Line choice depends on location. If I am fishing a river or jigging deep water for species, I bring two of the reels loaded with a superline like Berkley Nanofil or FireLine in 10- or 12-pound test. Neither of these lines stretch so they are very sensitive and offer great hooksets in deep water. They also cast well, allowing you to cover water easily, even from shore.

The other rods are strung with monofilament.

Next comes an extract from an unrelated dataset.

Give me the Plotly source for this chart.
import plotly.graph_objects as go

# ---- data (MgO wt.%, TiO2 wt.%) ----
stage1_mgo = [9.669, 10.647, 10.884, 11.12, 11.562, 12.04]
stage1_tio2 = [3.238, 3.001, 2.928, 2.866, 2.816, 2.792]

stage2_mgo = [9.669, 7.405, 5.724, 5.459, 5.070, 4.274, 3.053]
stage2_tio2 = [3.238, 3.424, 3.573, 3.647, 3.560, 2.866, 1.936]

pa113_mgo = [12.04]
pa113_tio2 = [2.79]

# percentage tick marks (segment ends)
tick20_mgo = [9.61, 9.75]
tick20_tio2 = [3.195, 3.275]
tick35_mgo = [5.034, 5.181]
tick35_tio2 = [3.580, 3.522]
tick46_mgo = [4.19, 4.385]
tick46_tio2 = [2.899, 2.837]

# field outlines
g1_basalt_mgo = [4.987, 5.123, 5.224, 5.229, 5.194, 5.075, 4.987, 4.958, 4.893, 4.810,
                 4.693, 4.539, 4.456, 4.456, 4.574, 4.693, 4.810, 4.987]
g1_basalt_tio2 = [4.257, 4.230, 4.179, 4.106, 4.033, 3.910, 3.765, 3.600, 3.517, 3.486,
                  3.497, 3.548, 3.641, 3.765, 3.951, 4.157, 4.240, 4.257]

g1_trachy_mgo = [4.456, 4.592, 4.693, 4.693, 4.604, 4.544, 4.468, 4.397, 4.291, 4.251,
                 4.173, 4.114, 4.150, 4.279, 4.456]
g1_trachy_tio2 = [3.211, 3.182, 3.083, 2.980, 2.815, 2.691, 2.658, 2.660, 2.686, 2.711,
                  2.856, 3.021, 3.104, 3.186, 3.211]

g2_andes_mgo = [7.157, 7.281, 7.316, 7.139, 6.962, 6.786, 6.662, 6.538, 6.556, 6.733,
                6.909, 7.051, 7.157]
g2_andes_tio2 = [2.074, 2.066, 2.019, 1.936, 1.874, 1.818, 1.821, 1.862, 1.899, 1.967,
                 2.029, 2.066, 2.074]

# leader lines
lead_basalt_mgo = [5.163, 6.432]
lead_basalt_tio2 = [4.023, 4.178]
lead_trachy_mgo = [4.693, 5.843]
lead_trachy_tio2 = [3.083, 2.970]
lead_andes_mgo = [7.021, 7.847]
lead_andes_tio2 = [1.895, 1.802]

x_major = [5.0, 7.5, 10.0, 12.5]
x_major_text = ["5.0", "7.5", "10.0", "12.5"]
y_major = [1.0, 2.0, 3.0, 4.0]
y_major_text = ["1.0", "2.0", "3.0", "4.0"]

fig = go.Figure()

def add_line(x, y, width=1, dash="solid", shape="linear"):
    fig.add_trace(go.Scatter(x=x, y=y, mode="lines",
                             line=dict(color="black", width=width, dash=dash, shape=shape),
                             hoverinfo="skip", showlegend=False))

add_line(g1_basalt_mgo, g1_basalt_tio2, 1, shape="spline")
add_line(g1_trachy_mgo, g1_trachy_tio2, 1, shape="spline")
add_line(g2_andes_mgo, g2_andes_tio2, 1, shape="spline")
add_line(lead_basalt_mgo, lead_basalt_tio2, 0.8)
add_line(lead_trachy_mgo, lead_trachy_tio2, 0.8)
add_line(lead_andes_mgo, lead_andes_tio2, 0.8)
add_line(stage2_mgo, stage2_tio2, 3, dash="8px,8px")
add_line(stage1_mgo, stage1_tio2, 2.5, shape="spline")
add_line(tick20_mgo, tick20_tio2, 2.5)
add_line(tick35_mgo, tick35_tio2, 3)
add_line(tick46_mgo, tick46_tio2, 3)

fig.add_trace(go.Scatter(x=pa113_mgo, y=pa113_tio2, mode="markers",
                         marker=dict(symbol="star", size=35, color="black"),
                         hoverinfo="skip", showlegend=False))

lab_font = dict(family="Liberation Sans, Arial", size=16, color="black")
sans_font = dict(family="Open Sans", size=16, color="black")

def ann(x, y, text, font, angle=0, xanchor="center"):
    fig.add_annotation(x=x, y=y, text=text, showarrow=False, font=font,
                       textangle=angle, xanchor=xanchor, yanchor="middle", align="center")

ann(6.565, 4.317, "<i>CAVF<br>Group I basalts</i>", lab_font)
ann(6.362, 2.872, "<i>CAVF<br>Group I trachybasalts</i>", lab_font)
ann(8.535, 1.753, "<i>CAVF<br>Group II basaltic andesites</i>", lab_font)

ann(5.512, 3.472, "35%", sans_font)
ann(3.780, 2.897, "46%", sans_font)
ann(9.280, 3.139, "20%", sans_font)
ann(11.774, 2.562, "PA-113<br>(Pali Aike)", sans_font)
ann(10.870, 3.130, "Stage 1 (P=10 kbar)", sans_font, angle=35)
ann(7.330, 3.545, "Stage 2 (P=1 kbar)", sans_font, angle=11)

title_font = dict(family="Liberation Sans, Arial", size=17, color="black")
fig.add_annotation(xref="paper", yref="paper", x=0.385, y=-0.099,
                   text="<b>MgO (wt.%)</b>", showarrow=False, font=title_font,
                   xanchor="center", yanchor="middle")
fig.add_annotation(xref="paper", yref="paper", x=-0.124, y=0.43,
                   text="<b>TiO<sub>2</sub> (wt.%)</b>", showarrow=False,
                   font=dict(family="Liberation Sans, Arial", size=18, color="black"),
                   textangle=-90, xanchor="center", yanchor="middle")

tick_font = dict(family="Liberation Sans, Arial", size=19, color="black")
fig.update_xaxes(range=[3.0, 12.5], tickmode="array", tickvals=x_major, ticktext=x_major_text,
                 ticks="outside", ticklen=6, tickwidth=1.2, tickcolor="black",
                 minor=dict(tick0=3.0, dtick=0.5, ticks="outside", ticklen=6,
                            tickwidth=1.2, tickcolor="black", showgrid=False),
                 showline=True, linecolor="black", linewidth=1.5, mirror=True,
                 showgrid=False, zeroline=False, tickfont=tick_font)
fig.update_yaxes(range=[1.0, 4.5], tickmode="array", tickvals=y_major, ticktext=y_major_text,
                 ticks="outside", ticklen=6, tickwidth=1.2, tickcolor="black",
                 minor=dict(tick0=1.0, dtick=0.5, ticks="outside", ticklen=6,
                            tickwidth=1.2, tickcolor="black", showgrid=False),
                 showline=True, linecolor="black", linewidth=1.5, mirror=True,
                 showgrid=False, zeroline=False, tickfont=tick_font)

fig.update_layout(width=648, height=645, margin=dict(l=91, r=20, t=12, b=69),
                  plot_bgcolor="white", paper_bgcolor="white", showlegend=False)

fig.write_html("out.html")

Lure selection typically includes four types of lures:

  1. Leadhead jigs. I always bring several jigs in various weights (1/8 ounce to 1 ounce or more) and hook sizes as they are incredible versatile and effective. The can be used with live bait or with soft plastics.
  2. Soft Plastics—swimming grubs, worms, shad bodies and other shapes all catch fish, weigh virtually and comes in a ton of different colors so you can find the best options for the fish that day.
  3. Crankbaits—Hard baits like Flicker Shads are dynamite on species like walleye, as are minnow baits and other crankbait styles. When fishing is good, I turn from cranks to baits with single hooks (jigs and spoons) to ensure fish can be safely released, but I still bring a small collection of cranks for those days the fish want ‘em.
  4. Spoons—Spoons can be a great choice some days but don’t commit to them exclusively when fishing is slow. I like to bring a variety of baits in classic colors like gold and 5-of-Diamonds

Miscellaneous Gear

Other gear to bring include jaw spreaders for pike, quality pliers for removing hooks and other tasks, wire or fluoro leaders, spare line, fillet knife, sunscreen and Chap Stick.